Our neighbors oak seeded into our new flower beds,and the kids have been caring for the baby trees. We also collect seeds from a huge variety of trees/shrubs when we visit the city gardens. We are also going to dig out saplings from the border woods,and give them a good place in the yard to grow. Anything free,lol.Trees with fruits and nuts would be nice.Looking into rain barrels to attach to spouts,so we can cut down on water bills.

Unfortunately most of the (few) trees we do have(oak,apple,cherry) in are bare/weedy yard are infested with carpenter ants. Sadly the trees have to be cut. Happy planting!We are already planning for the next year.


----------



## sahli29 (Jan 23, 2004)

We have jewelweed too.Where there is jewelweed you will often find the poison ivy,which I found soon after.The sap can lessen a PI rash. May flowers are cute for wooded areas.

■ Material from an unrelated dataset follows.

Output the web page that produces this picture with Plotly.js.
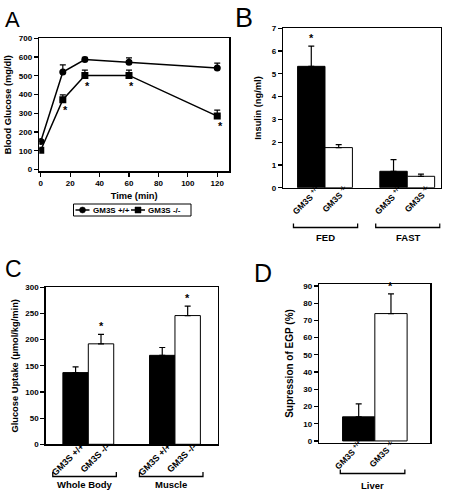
<!DOCTYPE html>
<html><head><meta charset="utf-8">
<script src="https://cdn.plot.ly/plotly-3.0.1.min.js"></script>
<style>html,body{margin:0;padding:0;background:#fff}#chart{width:450px;height:493px}</style>
</head><body><div id="chart"></div>
<script>
// ---- Panel A: glucose tolerance ----
const timeMin = [0, 15, 30, 60, 120];
const glucoseWT = [150, 520, 587, 572, 542];
const glucoseWTErr = [8, 38, 12, 24, 26];
const glucoseKO = [103, 372, 502, 502, 285];
const glucoseKOErr = [8, 26, 28, 28, 32];
const glucoseSig = [false, true, true, true, true];
const seriesNames = ['GM3S +/+', 'GM3S -/-'];
const xTicksA = [0, 20, 40, 60, 80, 100, 120];

// ---- Panel B: insulin ----
const genotypeSup = ['GM3S <sup>+/+</sup>', 'GM3S <sup>-/-</sup>'];
const genotypePlain = ['GM3S +/+', 'GM3S -/-'];
const insulinGroups = ['FED', 'FAST'];
const insulinWT = [5.33, 0.72];
const insulinWTErr = [0.89, 0.51];
const insulinKO = [1.76, 0.50];
const insulinKOErr = [0.13, 0.10];
const insulinSigWT = [true, false];

// ---- Panel C: glucose uptake ----
const uptakeGroups = ['Whole Body', 'Muscle'];
const uptakeWT = [137, 170];
const uptakeWTErr = [11, 15];
const uptakeKO = [192, 246];
const uptakeKOErr = [18, 18];
const uptakeSigKO = [true, true];

// ---- Panel D: EGP suppression ----
const egpGroups = ['Liver'];
const egpWT = [14];
const egpWTErr = [7.5];
const egpKO = [74];
const egpKOErr = [11.5];
const egpSigKO = [true];

const FONT = 'Liberation Sans, Arial, sans-serif';
const tickFont = {family: FONT, size: 8, color: '#000', weight: 'bold'};
const titleFont = {family: FONT, size: 9.3, color: '#000', weight: 'bold'};
const W = 450, H = 493;
const px = v => v / W, py = v => 1 - v / H;

function axis(domain, range, extra) {
  return Object.assign({
    domain: domain, range: range, showline: true, linecolor: '#000', linewidth: 1.5,
    mirror: true, ticks: 'outside', ticklen: 4, tickwidth: 1.2, tickcolor: '#000',
    zeroline: false, showgrid: false, tickfont: tickFont, fixedrange: true
  }, extra || {});
}

const traces = [];
const annotations = [];
const shapes = [];

// Panel A traces
traces.push({
  type: 'scatter', mode: 'lines+markers', name: seriesNames[0], x: timeMin, y: glucoseWT,
  xaxis: 'x', yaxis: 'y', line: {color: '#000', width: 1.5},
  marker: {symbol: 'circle', size: 7, color: '#000'},
  error_y: {type: 'data', array: glucoseWTErr, arrayminus: glucoseWTErr.map(() => 0), symmetric: false, color: '#000', thickness: 1.2, width: 3}
});
traces.push({
  type: 'scatter', mode: 'lines+markers', name: seriesNames[1], x: timeMin, y: glucoseKO,
  xaxis: 'x', yaxis: 'y', line: {color: '#000', width: 1.5},
  marker: {symbol: 'square', size: 7, color: '#000'},
  error_y: {type: 'data', array: glucoseKOErr, arrayminus: glucoseKOErr.map(() => 0), symmetric: false, color: '#000', thickness: 1.2, width: 3}
});
timeMin.forEach((t, i) => {
  if (glucoseSig[i]) annotations.push({xref: 'x', yref: 'y', x: t + 2, y: glucoseKO[i] - 55,
    text: '*', showarrow: false, font: {family: FONT, size: 11, color: '#000', weight: 'bold'}});
});

// Legend for panel A (compact boxed key)
shapes.push({type: 'rect', xref: 'paper', yref: 'paper', x0: px(73.5), x1: px(191), y0: py(204), y1: py(216),
  line: {color: '#000', width: 1}, fillcolor: '#fff'});
[[75.5, 89.5, 'circle', 90.5], [131, 145, 'rect', 146]].forEach(([a, b, sym, tx], i) => {
  const yc = 210, cx = (a + b) / 2;
  shapes.push({type: 'line', xref: 'paper', yref: 'paper', x0: px(a), x1: px(b), y0: py(yc), y1: py(yc), line: {color: '#000', width: 1.5}});
  shapes.push({type: sym, xref: 'paper', yref: 'paper', x0: px(cx - 3), x1: px(cx + 3), y0: py(yc - 3), y1: py(yc + 3),
    fillcolor: '#000', line: {color: '#000', width: 0.5}});
  annotations.push({xref: 'paper', yref: 'paper', x: px(tx), y: py(yc), xanchor: 'left', yanchor: 'middle',
    text: seriesNames[i], showarrow: false, font: {family: FONT, size: 8, color: '#000', weight: 'bold'}});
});

// helper for grouped bar panels
function barPanel(ax, groups, wt, wtErr, ko, koErr, bw, labels, sigWT, sigKO, lblShift) {
  const centers = groups.map((g, i) => i * 3 + 1.5);
  const xs = 'x' + ax, ys = 'y' + ax;
  traces.push({type: 'bar', name: seriesNames[0], x: centers.map(c => c - bw / 2), y: wt, width: bw, xaxis: xs, yaxis: ys,
    marker: {color: '#000', line: {color: '#000', width: 1}}, showlegend: false,
    error_y: {type: 'data', array: wtErr, arrayminus: wtErr.map(() => 0), symmetric: false, color: '#000', thickness: 1.2, width: 3}});
  traces.push({type: 'bar', name: seriesNames[1], x: centers.map(c => c + bw / 2), y: ko, width: bw, xaxis: xs, yaxis: ys,
    marker: {color: '#fff', line: {color: '#000', width: 1}}, showlegend: false,
    error_y: {type: 'data', array: koErr, arrayminus: koErr.map(() => 0), symmetric: false, color: '#000', thickness: 1.2, width: 3}});
  const tv = [], tt = [];
  centers.forEach(c => { tv.push(c - bw / 2 + lblShift, c + bw / 2 + lblShift); tt.push(labels[0], labels[1]); });
  groups.forEach((g, i) => {
    if (sigWT && sigWT[i]) annotations.push({xref: xs, yref: ys, x: centers[i] - bw / 2, y: wt[i] + wtErr[i],
      yanchor: 'bottom', text: '*', showarrow: false, font: {family: FONT, size: 11, color: '#000', weight: 'bold'}});
    if (sigKO && sigKO[i]) annotations.push({xref: xs, yref: ys, x: centers[i] + bw / 2, y: ko[i] + koErr[i],
      yanchor: 'bottom', text: '*', showarrow: false, font: {family: FONT, size: 11, color: '#000', weight: 'bold'}});
  });
  return {centers, tv, tt, xs};
}

function bracket(xs, centers, groups, half, shift, yLine, yEnd, yLabel) {
  centers.forEach((c, i) => {
    const a = c - half + shift, b = c + half + shift;
    shapes.push({type: 'path', xref: xs, yref: 'paper',
      path: `M ${a},${py(yEnd)} L ${a},${py(yLine)} L ${b},${py(yLine)} L ${b},${py(yEnd)}`,
      line: {color: '#000', width: 1.3}});
    annotations.push({xref: xs, yref: 'paper', x: c + shift, y: py(yLabel), xanchor: 'center', yanchor: 'middle',
      text: groups[i], showarrow: false, font: {family: FONT, size: 9.5, color: '#000', weight: 'bold'}});
  });
}

const pB = barPanel('2', insulinGroups, insulinWT, insulinWTErr, insulinKO, insulinKOErr, 1, genotypeSup, insulinSigWT, null, 0.25);
bracket('x2', pB.centers, insulinGroups, 1.17, 0.02, 227.5, 223.5, 237);
const pC = barPanel('3', uptakeGroups, uptakeWT, uptakeWTErr, uptakeKO, uptakeKOErr, 0.88, genotypePlain, null, uptakeSigKO, 0.2);
bracket('x3', pC.centers, uptakeGroups, 1.1, -0.13, 476.5, 472, 484);
const pD = barPanel('4', egpGroups, egpWT, egpWTErr, egpKO, egpKOErr, 1, genotypeSup, null, egpSigKO, 0.05);
bracket('x4', pD.centers, egpGroups, 1.0, -0.07, 473.5, 469.5, 485);

// panel letters
[['A', 3, 5, 22], ['B', 233, 1, 27], ['C', 3, 254, 23], ['D', 252, 257, 25]].forEach(([t, x, y, s]) => {
  annotations.push({xref: 'paper', yref: 'paper', x: px(x), y: py(y), xanchor: 'left', yanchor: 'top',
    text: t, showarrow: false, font: {family: FONT, size: s, color: '#000'}});
});

const barX = {ticks: '', tickangle: -45, ticklabelstandoff: -8};

const layout = {
  width: W, height: H, margin: {l: 0, r: 0, t: 0, b: 0},
  paper_bgcolor: '#fff', plot_bgcolor: '#fff', bargap: 0,
  showlegend: false,
  xaxis: axis([0.0873, 0.5089], [-1, 128], {anchor: 'y', tickvals: xTicksA, title: {text: 'Time (min)', font: titleFont, standoff: 5}}),
  yaxis: axis([0.6531, 0.9223], [-8, 700], {anchor: 'x', dtick: 100, title: {text: 'Blood Glucose (mg/dl)', font: titleFont, standoff: 5}}),
  xaxis2: axis([0.6296, 0.9793], [-0.02, 5.72], Object.assign({anchor: 'y2', tickvals: pB.tv, ticktext: pB.tt, tickfont: Object.assign({}, tickFont, {size: 8.5})}, barX)),
  yaxis2: axis([0.6193, 0.9426], [0, 7], {anchor: 'x2', dtick: 1, title: {text: 'Insulin (ng/ml)', font: titleFont, standoff: 8}}),
  xaxis3: axis([0.1016, 0.4838], [0.026, 5.98], Object.assign({anchor: 'y3', tickvals: pC.tv, ticktext: pC.tt, tickfont: Object.assign({}, tickFont, {size: 9})}, barX)),
  yaxis3: axis([0.0988, 0.4172], [0, 300], {anchor: 'x3', dtick: 50, title: {text: 'Glucose Uptake (\u00b5mol/kg/min)', font: titleFont, standoff: 5}}),
  xaxis4: axis([0.7096, 0.9556], [-0.22, 3.21], Object.assign({anchor: 'y4', tickvals: pD.tv, ticktext: pD.tt, tickfont: Object.assign({}, tickFont, {size: 8.5})}, barX)),
  yaxis4: axis([0.1021, 0.4233], [-1, 91], {anchor: 'x4', dtick: 10, title: {text: 'Supression of EGP (%)', font: Object.assign({}, titleFont, {size: 10}), standoff: 8}}),
  annotations: annotations, shapes: shapes
};

Plotly.newPlot('chart', traces, layout, {displayModeBar: false, staticPlot: true});
</script></body></html>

For shaded backyards perhaps fencing in an area of the front for plantings/garden is an option.I came across photos in a book about a *a yard within a yard* for the front.The booked mentioned it had beent had been common at one time.It really looked nice.And if you border with tall flowers then most can't even tell you have a garden.


----------



## ramlita (Mar 26, 2002)

Someone mentioned mowing...
we got sick of mowing our small lawn, so we turned it all over with shovels and planted creeping thyme.
It looks pretty, smells divine when we walk on it, and needs no care at all.(it only grows to be about 4" tall) We love it.


----------



## northwoods1995 (Nov 17, 2003)

That's awesome!!!

We've been working on our lot too. We've started clearing out the buckthorn that has completely taken over and crowding out all the native trees and shrubs. I cut down so much buckthorn this year and yet there is still so much left. We have a gigantic (and i mean gigantic) pile of it cut and I'm not quite sure what to do with it. Mulch it, maybe? Idk.

It's been a lot of work but it's very satisfying and I can't wait until it is gone.

Have fun with your project!


----------